Defining the “level” of a programming language? - ZilchStar

I understand that a lot of programming languages belong to certain &quot;level&quot;. Like Assembly which is defined as &quot;low level&quot;. What standards or factors should we consider to define a language to be certain level. What traits should a programming language have in the future that we can define them as higher level compared to current programming languages? What language is most likely to be the next &quot;higher level&quot;?
======
bit2mask
The "level" of a programming language is largely based on a function of the
degree to which the language provides abstractions that separate the
programmer from the details of the implementation in machine code. A low-level
language provides few or no such abstractions; higher-level languages provide
increasingly more abstractions that separate the programmer from
implementation details.

Obviously, the lowest level language is machine code itself, which has no
abstractions at all, and is just sequences of numbers. This is just about as
low as it gets. Assembly language provides one level of abstraction: instead
of dealing with opcodes directly, the programmer uses mnemonic names for the
instructions, which the assembler converts into the opcodes. The assembler
will generally also allow the programmer to give memory locations names so
that they can be addressed in a symbolic way instead of by their numerical
addresses. But the programmer still has to write each machine instruction
himself or herself, keep track of what is in what memory location and in what
register, and so forth. Assembly is therefore the "middle level" of
programming languages.

The next step up introduces abstraction at the instruction level. Instead of
specifying the exact instructions to be used, the programmer specifies what
operations are to be performed and the compiler figures out the best way to do
that. Programmers no longer have to keep track of what is in what register
from instruction to instruction; the compiler does that for them. This also
allows for programs to be written that do not depend intrinsically on the
underlying instruction set of the computer. A program written in FORTRAN (the
first language at this level) should run the same way on literally thousands
of different architectures (although you'll run into issues with the
definition of "number" being different). This is arguably the gravamen of a
"high level" programming language.

Unfortunately, once you go past this level (the level at which FORTRAN, COBOL,
BASIC, and C all live, along with other relics like PL/I and Modula), it gets
confusing, and often argumentative. That's because beyond this baseline,
languages add different additional abstractions. Not all further abstractions
are compatible with one another, and different abstractions provide different
solutions to similar problems. It's not possible to arrange them into a
hierarchy. Is Haskell higher level than Prolog? Is Clojure higher level than
Ruby? Where does APL fit into this picture? SNOBOL? FORTH? (I've been around a
while and have probably forgotten more programming languages than a lot of
today's programmers know.) These questions can't be meaningfully answered
because the languages are on different branches of a very complicated tree
that has lots of interactions between its branches.
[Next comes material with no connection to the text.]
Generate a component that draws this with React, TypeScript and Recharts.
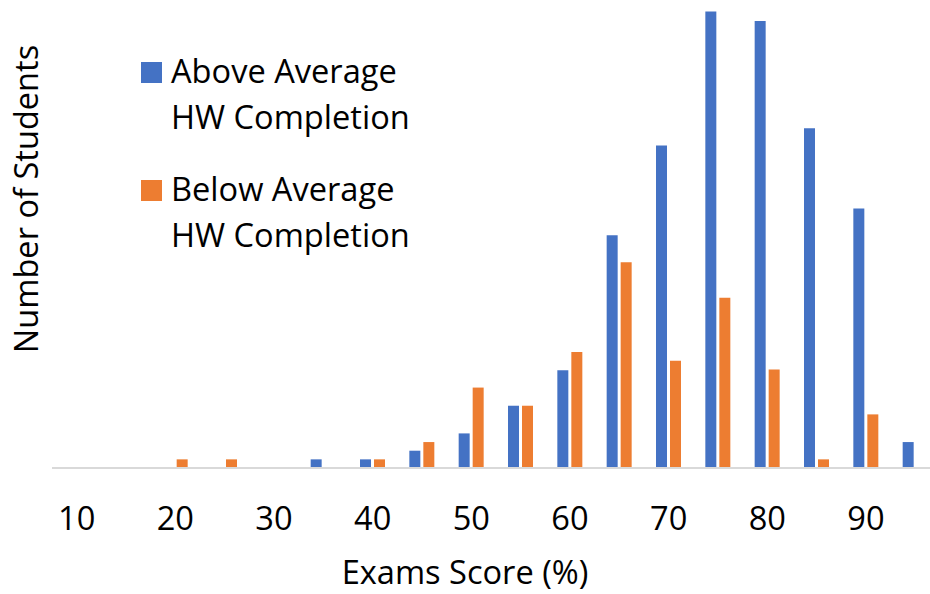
import React from "react";
import { BarChart, Bar, XAxis, YAxis, Label } from "recharts";

// exam score buckets (%), every other one gets a tick label
const CATEGORIES = ["10", "15", "20", "25", "30", "35", "40", "45", "50", "55", "60", "65", "70", "75", "80", "85", "90", "95"];
const ABOVE_AVG = [0, 0, 0, 0, 0, 1, 1, 2, 4, 7.2, 11.3, 26.9, 37.3, 52.8, 51.7, 39.3, 30, 3];
const BELOW_AVG = [0, 0, 1, 1, 0, 0, 1, 3, 9.3, 7.2, 13.4, 23.8, 12.4, 19.7, 11.4, 1, 6.2, 0];

const SERIES = [
  { key: "above", lines: ["Above Average", "HW Completion"], color: "#4472C4" },
  { key: "below", lines: ["Below Average", "HW Completion"], color: "#ED7D31" },
];

const data = CATEGORIES.map((score, i) => ({
  score,
  above: ABOVE_AVG[i],
  below: BELOW_AVG[i],
}));

const FONT = "'Open Sans', sans-serif";
const FS = 32.6;

function XTitle({ viewBox }: any) {
  return (
    <text x={viewBox.x + 413} y={viewBox.y + 116} textAnchor="middle" fontSize={FS} fontFamily={FONT} fill="#000">
      Exams Score (%)
    </text>
  );
}

function YTitle({ viewBox }: any) {
  const x = viewBox.x + 38;
  const y = 199;
  return (
    <text x={x} y={y} transform={`rotate(-90 ${x} ${y})`} textAnchor="middle" fontSize={FS} fontFamily={FONT} fill="#000">
      Number of Students
    </text>
  );
}

function LegendBox() {
  return (
    <svg width={930} height={594} style={{ position: "absolute", left: 0, top: 0, pointerEvents: "none" }}>
      {SERIES.map((s, i) => {
        const top = 62 + i * 118;
        return (
          <g key={s.key}>
            <rect x={141} y={top} width={21} height={21} fill={s.color} />
            {s.lines.map((line, j) => (
              <text key={j} x={171} y={top + 21 + j * 45.5} fontSize={FS} fontFamily={FONT} fill="#000">
                {line}
              </text>
            ))}
          </g>
        );
      })}
    </svg>
  );
}

export default function App() {
  return (
    <div style={{ position: "fixed", left: 0, top: 0, width: 930, height: 594, overflow: "hidden", background: "#fff" }}>
      <BarChart width={940} height={594} data={data} margin={{ top: 1, right: 0, bottom: 0, left: 0 }} barSize={11} barGap={3}>
        <XAxis
          dataKey="score"
          interval={1}
          tickLine={false}
          tickSize={0}
          tickMargin={39}
          height={126}
          axisLine={{ stroke: "#D9D9D9", strokeWidth: 2 }}
          tick={{ fontSize: FS, fontFamily: FONT, fill: "#000" }}
        >
          <Label content={XTitle} />
        </XAxis>
        <YAxis width={52} domain={[0, 54]} tick={false} tickLine={false} axisLine={false}>
          <Label content={YTitle} />
        </YAxis>
        {SERIES.map((s) => (
          <Bar key={s.key} dataKey={s.key} fill={s.color} isAnimationActive={false} />
        ))}
      </BarChart>
      <LegendBox />
    </div>
  );
}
In some cases you can make
a coherent argument, such as when one language is a clear evolution of
another, with additional abstraction layers added. So, for example, it is
fairly reasonably arguable that C++ and Objective C are higher level than C,
because both are evolved from C, and add abstractions that C lacks. But you
can't really say which of C++ or Objective C is "higher level". And when
dealing with languages that are not well-related to one another (such as, say
Clojure and Ruby) it's quite impossible to say that one is "higher level" than
the other. All you can do is enumerate the ways that they are similar and
different.

So, while I've seen people try to create definitions for levels beyond "low",
"middle", and "high", these definition usually reflect value judgments by the
person making the definition (e.g. "functional languages are higher level than
imperative" or "languages with intrinsic memory management are higher level
than those with explicit memory management").